» **Goal**
Copy exactly the lines from the start of the material through the line with "(0,0) rectangle (752,417);". Pictures stay out of the copy.

» **Collected material**
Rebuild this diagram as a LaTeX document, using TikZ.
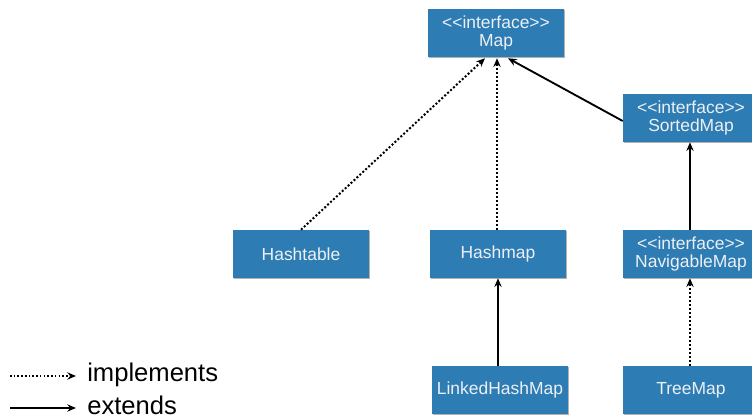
\documentclass[tikz,border=0pt]{standalone}
\usepackage{fontspec}
\setmainfont{Liberation Sans}
\usetikzlibrary{arrows.meta,shadows,calc}
\definecolor{boxblue}{RGB}{46,124,180}
\definecolor{boxtext}{RGB}{236,240,244}
\newcommand{\stereo}[1]{<{}<#1>{}>}
\tikzset{
  cls/.style={rectangle, fill=boxblue, text=boxtext,
    minimum width=102pt, minimum height=36pt, inner sep=0pt,
    align=center, font=\fontsize{13.1}{13.8}\selectfont,
    general shadow={fill=black!30, shadow xshift=0.6pt, shadow yshift=-0.9pt}},
  tipstyle/.style={-{Stealth[length=6.5pt,width=5.5pt]}},
  impl/.style={tipstyle, line width=1.5pt, dash pattern=on 1.5pt off 1.5pt},
  ext/.style={tipstyle, line width=1.4pt},
  legtext/.style={anchor=west, inner sep=0pt, font=\fontsize{19.2}{21}\selectfont}
}
\begin{document}
\begin{tikzpicture}[x=0.75pt,y=-0.75pt]
\useasboundingbox (0,0) rectangle (752,417);

% class and interface boxes
\node[cls] (map)       at (496,33)  {\stereo{interface}\\Map};
\node[cls] (sorted)    at (691,118) {\stereo{interface}\\SortedMap};
\node[cls] (hashtable) at (301,254) {Hashtable};
\node[cls] (hashmap)   at (498,254) {Hashmap};
\node[cls] (navig)     at (691,254) {\stereo{interface}\\NavigableMap};
\node[cls] (linked)    at (500,390) {LinkedHashMap};
\node[cls] (tree)      at (691,390) {TreeMap};

% relations
\draw[impl] (hashtable.north) -- ($(map.south)+(-11,1)$);
\draw[impl] (hashmap.north -| 497,0) -- ($(map.south)+(1,1)$);
\draw[ext]  ($(sorted.west)+(0,3)$) -- ($(map.south)+(12,1)$);
\draw[ext]  (navig.north -| 690,0) -- (sorted.south -| 690,0);
\draw[ext]  (linked.north -| 498,0) -- (hashmap.south -| 498,0);
\draw[impl] (tree.north -| 690,0) -- (navig.south -| 690,0);

% legend
\coordinate (ia) at (10,376);
\coordinate (ib) at (76,376);
\coordinate (ea) at (10,408);
\coordinate (eb) at (76,408);
\draw[impl, line width=1.3pt, dash pattern=on 1.2pt off 1.6pt] (ia) -- (ib);
\draw[ext] (ea) -- (eb);
\node[legtext] (limpl) at (87,375) {implements};
\node[legtext] (lext)  at (87,405) {extends};
\end{tikzpicture}
\end{document}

» **Complete response**
Rebuild this diagram as a LaTeX document, using TikZ.
\documentclass[tikz,border=0pt]{standalone}
\usepackage{fontspec}
\setmainfont{Liberation Sans}
\usetikzlibrary{arrows.meta,shadows,calc}
\definecolor{boxblue}{RGB}{46,124,180}
\definecolor{boxtext}{RGB}{236,240,244}
\newcommand{\stereo}[1]{<{}<#1>{}>}
\tikzset{
  cls/.style={rectangle, fill=boxblue, text=boxtext,
    minimum width=102pt, minimum height=36pt, inner sep=0pt,
    align=center, font=\fontsize{13.1}{13.8}\selectfont,
    general shadow={fill=black!30, shadow xshift=0.6pt, shadow yshift=-0.9pt}},
  tipstyle/.style={-{Stealth[length=6.5pt,width=5.5pt]}},
  impl/.style={tipstyle, line width=1.5pt, dash pattern=on 1.5pt off 1.5pt},
  ext/.style={tipstyle, line width=1.4pt},
  legtext/.style={anchor=west, inner sep=0pt, font=\fontsize{19.2}{21}\selectfont}
}
\begin{document}
\begin{tikzpicture}[x=0.75pt,y=-0.75pt]
\useasboundingbox (0,0) rectangle (752,417);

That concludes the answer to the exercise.